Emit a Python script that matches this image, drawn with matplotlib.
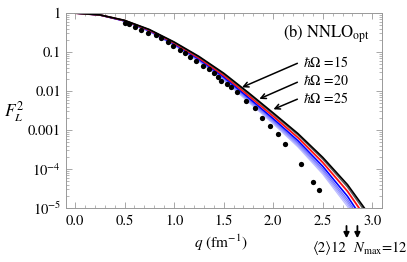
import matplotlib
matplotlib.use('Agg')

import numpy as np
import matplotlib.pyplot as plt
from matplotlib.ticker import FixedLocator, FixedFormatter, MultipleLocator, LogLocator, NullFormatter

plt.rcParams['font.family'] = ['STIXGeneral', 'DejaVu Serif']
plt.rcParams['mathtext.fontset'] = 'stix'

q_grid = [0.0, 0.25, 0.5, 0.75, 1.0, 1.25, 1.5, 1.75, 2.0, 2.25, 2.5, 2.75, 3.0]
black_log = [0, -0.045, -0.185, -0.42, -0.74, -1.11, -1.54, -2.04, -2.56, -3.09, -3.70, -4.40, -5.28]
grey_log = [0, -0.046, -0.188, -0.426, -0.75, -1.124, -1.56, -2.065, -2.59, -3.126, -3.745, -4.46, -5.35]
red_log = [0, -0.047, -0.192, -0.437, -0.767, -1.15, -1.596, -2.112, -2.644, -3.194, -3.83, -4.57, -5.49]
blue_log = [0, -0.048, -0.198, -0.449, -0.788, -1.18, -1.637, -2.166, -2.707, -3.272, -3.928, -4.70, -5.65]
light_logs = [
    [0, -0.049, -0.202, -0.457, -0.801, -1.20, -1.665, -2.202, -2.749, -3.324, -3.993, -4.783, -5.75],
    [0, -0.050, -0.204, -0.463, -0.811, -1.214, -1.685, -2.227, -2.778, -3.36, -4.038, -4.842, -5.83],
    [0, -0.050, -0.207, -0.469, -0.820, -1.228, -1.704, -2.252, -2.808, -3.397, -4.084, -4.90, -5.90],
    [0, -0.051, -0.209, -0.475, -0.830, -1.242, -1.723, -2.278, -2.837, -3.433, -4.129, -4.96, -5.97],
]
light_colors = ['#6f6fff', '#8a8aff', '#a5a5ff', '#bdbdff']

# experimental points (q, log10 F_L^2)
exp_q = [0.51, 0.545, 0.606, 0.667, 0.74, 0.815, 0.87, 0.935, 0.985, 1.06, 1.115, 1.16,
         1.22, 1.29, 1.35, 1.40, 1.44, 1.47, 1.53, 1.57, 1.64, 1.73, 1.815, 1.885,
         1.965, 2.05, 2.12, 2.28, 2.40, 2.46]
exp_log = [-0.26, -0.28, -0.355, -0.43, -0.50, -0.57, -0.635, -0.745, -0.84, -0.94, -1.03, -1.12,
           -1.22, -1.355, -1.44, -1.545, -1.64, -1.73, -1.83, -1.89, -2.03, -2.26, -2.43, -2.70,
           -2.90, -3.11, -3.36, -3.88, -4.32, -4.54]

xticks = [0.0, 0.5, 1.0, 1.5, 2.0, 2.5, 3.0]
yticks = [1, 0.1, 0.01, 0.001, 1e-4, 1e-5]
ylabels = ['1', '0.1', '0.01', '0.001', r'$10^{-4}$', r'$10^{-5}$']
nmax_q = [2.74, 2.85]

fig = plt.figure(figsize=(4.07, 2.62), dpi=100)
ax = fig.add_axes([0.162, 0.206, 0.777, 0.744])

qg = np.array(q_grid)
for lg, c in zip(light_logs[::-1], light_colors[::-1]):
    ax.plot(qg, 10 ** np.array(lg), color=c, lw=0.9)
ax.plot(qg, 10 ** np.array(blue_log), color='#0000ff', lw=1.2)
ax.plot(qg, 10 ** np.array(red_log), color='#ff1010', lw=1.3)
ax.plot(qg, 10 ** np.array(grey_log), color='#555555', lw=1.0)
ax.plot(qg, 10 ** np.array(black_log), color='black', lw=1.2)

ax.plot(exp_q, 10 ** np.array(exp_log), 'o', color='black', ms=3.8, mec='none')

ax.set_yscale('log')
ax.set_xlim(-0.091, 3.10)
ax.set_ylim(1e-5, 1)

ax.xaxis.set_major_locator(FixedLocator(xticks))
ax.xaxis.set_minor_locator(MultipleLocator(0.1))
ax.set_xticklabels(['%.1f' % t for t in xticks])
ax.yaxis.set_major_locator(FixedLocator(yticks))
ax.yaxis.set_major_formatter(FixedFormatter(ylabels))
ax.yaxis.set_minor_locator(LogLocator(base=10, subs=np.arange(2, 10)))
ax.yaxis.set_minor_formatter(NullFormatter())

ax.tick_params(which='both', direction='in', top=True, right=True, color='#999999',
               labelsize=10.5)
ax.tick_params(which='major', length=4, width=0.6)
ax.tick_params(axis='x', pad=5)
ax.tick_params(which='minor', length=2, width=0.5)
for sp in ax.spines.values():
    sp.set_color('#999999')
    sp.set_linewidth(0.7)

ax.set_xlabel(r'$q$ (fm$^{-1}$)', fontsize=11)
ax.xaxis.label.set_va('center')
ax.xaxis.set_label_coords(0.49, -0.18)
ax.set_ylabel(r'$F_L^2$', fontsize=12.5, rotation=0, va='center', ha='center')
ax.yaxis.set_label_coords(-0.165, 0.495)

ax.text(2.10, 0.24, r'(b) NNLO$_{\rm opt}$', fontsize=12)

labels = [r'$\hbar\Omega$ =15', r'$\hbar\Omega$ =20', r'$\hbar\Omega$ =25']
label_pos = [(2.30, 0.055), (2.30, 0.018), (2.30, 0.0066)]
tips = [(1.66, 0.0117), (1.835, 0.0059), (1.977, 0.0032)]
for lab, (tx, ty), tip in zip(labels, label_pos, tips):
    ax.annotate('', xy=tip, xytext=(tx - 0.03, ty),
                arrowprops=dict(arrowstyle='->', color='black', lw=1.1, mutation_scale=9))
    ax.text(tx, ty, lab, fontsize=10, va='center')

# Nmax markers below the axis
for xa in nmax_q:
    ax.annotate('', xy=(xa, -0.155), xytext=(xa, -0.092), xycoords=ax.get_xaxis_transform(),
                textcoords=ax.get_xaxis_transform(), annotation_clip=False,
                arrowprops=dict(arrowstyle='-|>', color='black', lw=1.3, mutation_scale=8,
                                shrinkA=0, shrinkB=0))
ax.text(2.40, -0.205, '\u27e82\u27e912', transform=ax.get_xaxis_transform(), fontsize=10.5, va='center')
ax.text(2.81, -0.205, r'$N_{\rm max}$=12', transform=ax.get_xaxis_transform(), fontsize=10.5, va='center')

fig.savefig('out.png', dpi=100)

####################

# [What the exercise asks]
Return only the lines from the start of the data through the line that contains "plt.rcParams['mathtext.fontset'] = 'stix'", please, copying them exactly and omitting all pictures.

# [Solution for this problem]
Emit a Python script that matches this image, drawn with matplotlib.
import matplotlib
matplotlib.use('Agg')

import numpy as np
import matplotlib.pyplot as plt
from matplotlib.ticker import FixedLocator, FixedFormatter, MultipleLocator, LogLocator, NullFormatter

plt.rcParams['font.family'] = ['STIXGeneral', 'DejaVu Serif']
plt.rcParams['mathtext.fontset'] = 'stix'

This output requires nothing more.